● What the task asks: Leaving the pictures out, print the lines from the first line of the listing through the line containing "(0,0) rectangle (1330,766);", exactly as they read, and no others.

● Source material:

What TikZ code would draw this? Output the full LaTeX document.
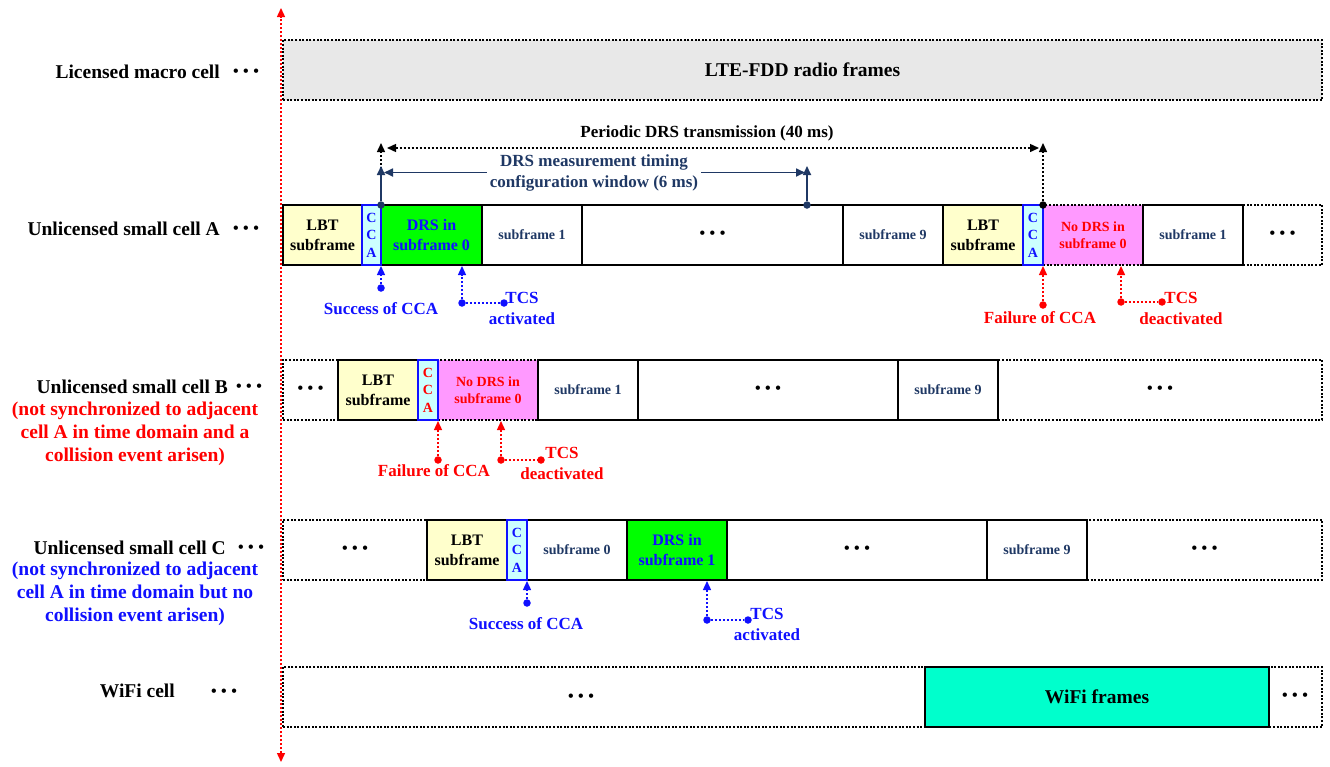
\documentclass[tikz,border=0pt]{standalone}
\usepackage{fontspec}
\setmainfont{Liberation Serif}
\usetikzlibrary{arrows.meta}

\definecolor{lbtyellow}{HTML}{FFFFCC}
\definecolor{ccacyan}{HTML}{CCFFFF}
\definecolor{drsgreen}{HTML}{00FF00}
\definecolor{nodrspink}{HTML}{FF99FF}
\definecolor{ltegray}{HTML}{E8E8E8}
\definecolor{wifiteal}{HTML}{00FFCC}
\definecolor{navyc}{HTML}{1F3864}
\definecolor{okblue}{HTML}{1010FF}
\definecolor{badred}{HTML}{FF0000}

% three bold dots used as an ellipsis
\newcommand\threedots{{\fontsize{16}{16}\selectfont\textbullet\hspace{4.5pt}\textbullet\hspace{4.5pt}\textbullet}}

\tikzset{
  every node/.style={font=\bfseries},
  cellbox/.style={draw=black, line width=1.7pt, inner sep=0pt, outer sep=0pt,
                  minimum height=60pt, align=center},
  dotframe/.style={cellbox, dash pattern=on 2pt off 1.6pt},
  subf/.style={cellbox, fill=white, text=navyc, font=\bfseries\fontsize{14}{17}\selectfont},
  lbt/.style={cellbox, fill=lbtyellow, font=\bfseries\fontsize{16}{20}\selectfont},
  cca/.style={cellbox, draw=okblue, fill=ccacyan, font=\bfseries\fontsize{14}{17.5}\selectfont},
  drs/.style={cellbox, fill=drsgreen, text=okblue, font=\bfseries\fontsize{16}{20}\selectfont},
  nodrs/.style={dotframe, fill=nodrspink, text=badred, font=\bfseries\fontsize{14}{17}\selectfont},
  dotsgap/.style={inner sep=0pt},
  cellname/.style={font=\bfseries\fontsize{19.5}{23}\selectfont, inner sep=0pt},
  annot/.style={font=\bfseries\fontsize{17}{21}\selectfont, inner sep=0pt, align=center},
  dotpin/.style={circle, inner sep=0pt, minimum size=7.5pt},
  ann/.style={line width=1.4pt, dash pattern=on 2pt off 2pt, shorten >=1pt,
              -{Triangle[length=9pt,width=8pt]}},
  annline/.style={line width=1.4pt, dash pattern=on 2pt off 2pt},
  perdash/.style={black, line width=1.4pt, dash pattern=on 2pt off 2pt,
                  -{Triangle[length=9pt,width=8pt]}},
  perdashboth/.style={black, line width=1.4pt, dash pattern=on 2pt off 2pt,
                  {Triangle[length=9pt,width=8pt]}-{Triangle[length=9pt,width=8pt]}},
  navyarrow/.style={navyc, line width=1.7pt, -{Triangle[length=9pt,width=8pt]}},
}

\begin{document}
\begin{tikzpicture}[x=1pt,y=-1pt]
\useasboundingbox (0,0) rectangle (1330,766);

% time axis
\coordinate (axTop) at (281,8);
\coordinate (axBot) at (281,762);
\draw[badred, line width=1.4pt, dash pattern=on 2pt off 2pt,
      {Triangle[length=9pt,width=8pt]}-{Triangle[length=9pt,width=8pt]}] (axBot) -- (axTop);

% licensed macro cell
\node[dotframe, fill=ltegray, minimum width=1039pt,
      font=\bfseries\fontsize{19.5}{23}\selectfont] (lte) at (802.5,70) {LTE-FDD radio frames};

% ---- unlicensed small cell A ----
\node[dotframe, minimum width=79pt] (tailA) at (1282.5,235) {\threedots};
\node[nodrs, minimum width=100pt] (nodrsA) at (1093,235) {No DRS in\\subframe 0};
\node[lbt, minimum width=79pt] (lbtA) at (322.5,235) {LBT\\subframe};
\node[drs, minimum width=101pt] (drsA) at (431.5,235) {DRS in\\subframe 0};
\node[subf, minimum width=100pt] (sfA1) at (532,235) {subframe 1};
\node[cellbox, fill=white, minimum width=261pt] (gapA) at (712.5,235) {\threedots};
\node[subf, minimum width=100pt] (sfA9) at (893,235) {subframe 9};
\node[lbt, minimum width=80pt] (lbtA2) at (983,235) {LBT\\subframe};
\node[subf, minimum width=100pt] (sfA1b) at (1193,235) {subframe 1};
\node[cca, text=okblue, minimum width=19pt] (ccaA) at (371.5,235) {C\\C\\A};
\node[cca, text=okblue, minimum width=20pt] (ccaA2) at (1033,235) {C\\C\\A};

% ---- unlicensed small cell B ----
\node[dotframe, minimum width=55pt] (headB) at (310.5,390) {\threedots};
\node[dotframe, minimum width=324pt] (tailB) at (1160,390) {\threedots};
\node[nodrs, minimum width=100pt] (nodrsB) at (488,390) {No DRS in\\subframe 0};
\node[lbt, minimum width=80pt] (lbtB) at (378,390) {LBT\\subframe};
\node[subf, minimum width=100pt] (sfB1) at (588,390) {subframe 1};
\node[cellbox, fill=white, minimum width=260pt] (gapB) at (768,390) {\threedots};
\node[subf, minimum width=100pt] (sfB9) at (948,390) {subframe 9};
\node[cca, text=badred, minimum width=20pt] (ccaB) at (428,390) {C\\C\\A};

% ---- unlicensed small cell C ----
\node[dotframe, minimum width=144pt] (headC) at (355,550) {\threedots};
\node[dotframe, minimum width=235pt] (tailC) at (1204.5,550) {\threedots};
\node[lbt, minimum width=80pt] (lbtC) at (467,550) {LBT\\subframe};
\node[subf, minimum width=100pt] (sfC0) at (577,550) {subframe 0};
\node[drs, minimum width=100pt] (drsC) at (677,550) {DRS in\\subframe 1};
\node[cellbox, fill=white, minimum width=260pt] (gapC) at (857,550) {\threedots};
\node[subf, minimum width=100pt] (sfC9) at (1037,550) {subframe 9};
\node[cca, text=okblue, minimum width=20pt] (ccaC) at (517,550) {C\\C\\A};

% ---- WiFi cell ----
\node[dotframe, minimum width=1039pt] (wifiRow) at (802.5,697) {};
\node[cellbox, fill=wifiteal, minimum width=344pt,
      font=\bfseries\fontsize{19.5}{23}\selectfont] (wifiF) at (1097,697) {WiFi frames};
\node[dotsgap] (dW1) at (581,698) {\threedots};
\node[dotsgap] (dW2) at (1295,697) {\threedots};

% ---- row names ----
\node[cellname, anchor=mid east] (nmLic) at (220,76) {Licensed macro cell};
\node[dotsgap] (dLic) at (246,73) {\threedots};
\node[cellname, anchor=mid east] (nmA) at (220,233) {Unlicensed small cell A};
\node[dotsgap] (dA) at (246,230) {\threedots};
\node[cellname, anchor=mid east] (nmB) at (228,391) {Unlicensed small cell B};
\node[dotsgap] (dB) at (249,388) {\threedots};
\node[cellname, align=center, text=badred] (ntB) at (135,434)
  {(not synchronized to adjacent\\cell A in time domain and a\\collision event arisen)};
\node[cellname, anchor=mid east] (nmC) at (226,552) {Unlicensed small cell C};
\node[dotsgap] (dC) at (251,549) {\threedots};
\node[cellname, align=center, text=okblue] (ntC) at (135,593.5)
  {(not synchronized to adjacent\\cell A in time domain but no\\collision event arisen)};
\node[cellname, anchor=mid east] (nmW) at (175,695) {WiFi cell};
\node[dotsgap] (dW) at (224,693) {\threedots};

% ---- periodic DRS transmission ----
\node[annot] (perT) at (707,133) {Periodic DRS transmission (40 ms)};
\node[dotpin, fill=navyc] (winL) at (drsA.north west) {};
\node[dotpin, fill=black] (perR) at (nodrsA.north west) {};
\coordinate (perLtop) at (381,143);
\coordinate (perRtop) at (1043,143);
\coordinate (perLh) at (387,148);
\coordinate (perRh) at (1039,148);
\draw[perdash] (winL) -- (perLtop);
\draw[perdash] (perR) -- (perRtop);
\draw[perdashboth] (perLh) -- (perRh);

% ---- DRS measurement timing configuration window ----
\node[annot, text=navyc, inner sep=3pt] (winT) at (594,172.5)
  {DRS measurement timing\\configuration window (6 ms)};
\node[dotpin, fill=navyc] (winR) at (807,205) {};
\coordinate (winLup) at (381,166);
\coordinate (winRup) at (807,166);
\draw[navyarrow] (winL) -- (winLup);
\draw[navyarrow] (winR) -- (winRup);
\draw[navyarrow, shorten >=3pt] (winT.west) -- (winT.west -| winL);
\draw[navyarrow, shorten >=2pt] (winT.east) -- (winT.east -| winR);

% ---- events of cell A ----
\node[dotpin, fill=okblue] (pSucA) at (381,288) {};
\draw[ann, okblue] (pSucA) -- (ccaA.south east);
\node[annot, text=okblue] (tSucA) at (381,309) {Success of CCA};
\node[dotpin, fill=okblue] (pTcsA) at (462,303) {};
\node[dotpin, fill=okblue] (qTcsA) at (504,303) {};
\draw[ann, okblue] (pTcsA) -- (pTcsA |- drsA.south);
\draw[annline, okblue] (pTcsA) -- (qTcsA);
\node[annot, text=okblue] (tTcsA) at (522,308) {TCS\\activated};

\node[dotpin, fill=badred] (pFailA) at (1043,305) {};
\draw[ann, badred] (pFailA) -- (ccaA2.south east);
\node[annot, text=badred] (tFailA) at (1040,318) {Failure of CCA};
\node[dotpin, fill=badred] (pTcdA) at (1121,302) {};
\node[dotpin, fill=badred] (qTcdA) at (1162,302) {};
\draw[ann, badred] (pTcdA) -- (pTcdA |- nodrsA.south);
\draw[annline, badred] (pTcdA) -- (qTcdA);
\node[annot, text=badred] (tTcdA) at (1181,308) {TCS\\deactivated};

% ---- events of cell B ----
\node[dotpin, fill=badred] (pFailB) at (438,460) {};
\draw[ann, badred] (pFailB) -- (ccaB.south east);
\node[annot, text=badred] (tFailB) at (434,471) {Failure of CCA};
\node[dotpin, fill=badred] (pTcdB) at (501,460) {};
\node[dotpin, fill=badred] (qTcdB) at (541,460) {};
\draw[ann, badred] (pTcdB) -- (pTcdB |- nodrsB.south);
\draw[annline, badred] (pTcdB) -- (qTcdB);
\node[annot, text=badred] (tTcdB) at (562,463.5) {TCS\\deactivated};

% ---- events of cell C ----
\node[dotpin, fill=okblue] (pSucC) at (527,603) {};
\draw[ann, okblue] (pSucC) -- (ccaC.south east);
\node[annot, text=okblue] (tSucC) at (526,624) {Success of CCA};
\node[dotpin, fill=okblue] (pTcsC) at (707,620) {};
\node[dotpin, fill=okblue] (qTcsC) at (748,620) {};
\draw[ann, okblue] (pTcsC) -- (pTcsC |- drsC.south);
\draw[annline, okblue] (pTcsC) -- (qTcsC);
\node[annot, text=okblue] (tTcsC) at (767,624.5) {TCS\\activated};
\end{tikzpicture}
\end{document}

● Answer to this exercise:
What TikZ code would draw this? Output the full LaTeX document.
\documentclass[tikz,border=0pt]{standalone}
\usepackage{fontspec}
\setmainfont{Liberation Serif}
\usetikzlibrary{arrows.meta}

\definecolor{lbtyellow}{HTML}{FFFFCC}
\definecolor{ccacyan}{HTML}{CCFFFF}
\definecolor{drsgreen}{HTML}{00FF00}
\definecolor{nodrspink}{HTML}{FF99FF}
\definecolor{ltegray}{HTML}{E8E8E8}
\definecolor{wifiteal}{HTML}{00FFCC}
\definecolor{navyc}{HTML}{1F3864}
\definecolor{okblue}{HTML}{1010FF}
\definecolor{badred}{HTML}{FF0000}

% three bold dots used as an ellipsis
\newcommand\threedots{{\fontsize{16}{16}\selectfont\textbullet\hspace{4.5pt}\textbullet\hspace{4.5pt}\textbullet}}

\tikzset{
  every node/.style={font=\bfseries},
  cellbox/.style={draw=black, line width=1.7pt, inner sep=0pt, outer sep=0pt,
                  minimum height=60pt, align=center},
  dotframe/.style={cellbox, dash pattern=on 2pt off 1.6pt},
  subf/.style={cellbox, fill=white, text=navyc, font=\bfseries\fontsize{14}{17}\selectfont},
  lbt/.style={cellbox, fill=lbtyellow, font=\bfseries\fontsize{16}{20}\selectfont},
  cca/.style={cellbox, draw=okblue, fill=ccacyan, font=\bfseries\fontsize{14}{17.5}\selectfont},
  drs/.style={cellbox, fill=drsgreen, text=okblue, font=\bfseries\fontsize{16}{20}\selectfont},
  nodrs/.style={dotframe, fill=nodrspink, text=badred, font=\bfseries\fontsize{14}{17}\selectfont},
  dotsgap/.style={inner sep=0pt},
  cellname/.style={font=\bfseries\fontsize{19.5}{23}\selectfont, inner sep=0pt},
  annot/.style={font=\bfseries\fontsize{17}{21}\selectfont, inner sep=0pt, align=center},
  dotpin/.style={circle, inner sep=0pt, minimum size=7.5pt},
  ann/.style={line width=1.4pt, dash pattern=on 2pt off 2pt, shorten >=1pt,
              -{Triangle[length=9pt,width=8pt]}},
  annline/.style={line width=1.4pt, dash pattern=on 2pt off 2pt},
  perdash/.style={black, line width=1.4pt, dash pattern=on 2pt off 2pt,
                  -{Triangle[length=9pt,width=8pt]}},
  perdashboth/.style={black, line width=1.4pt, dash pattern=on 2pt off 2pt,
                  {Triangle[length=9pt,width=8pt]}-{Triangle[length=9pt,width=8pt]}},
  navyarrow/.style={navyc, line width=1.7pt, -{Triangle[length=9pt,width=8pt]}},
}

\begin{document}
\begin{tikzpicture}[x=1pt,y=-1pt]
\useasboundingbox (0,0) rectangle (1330,766);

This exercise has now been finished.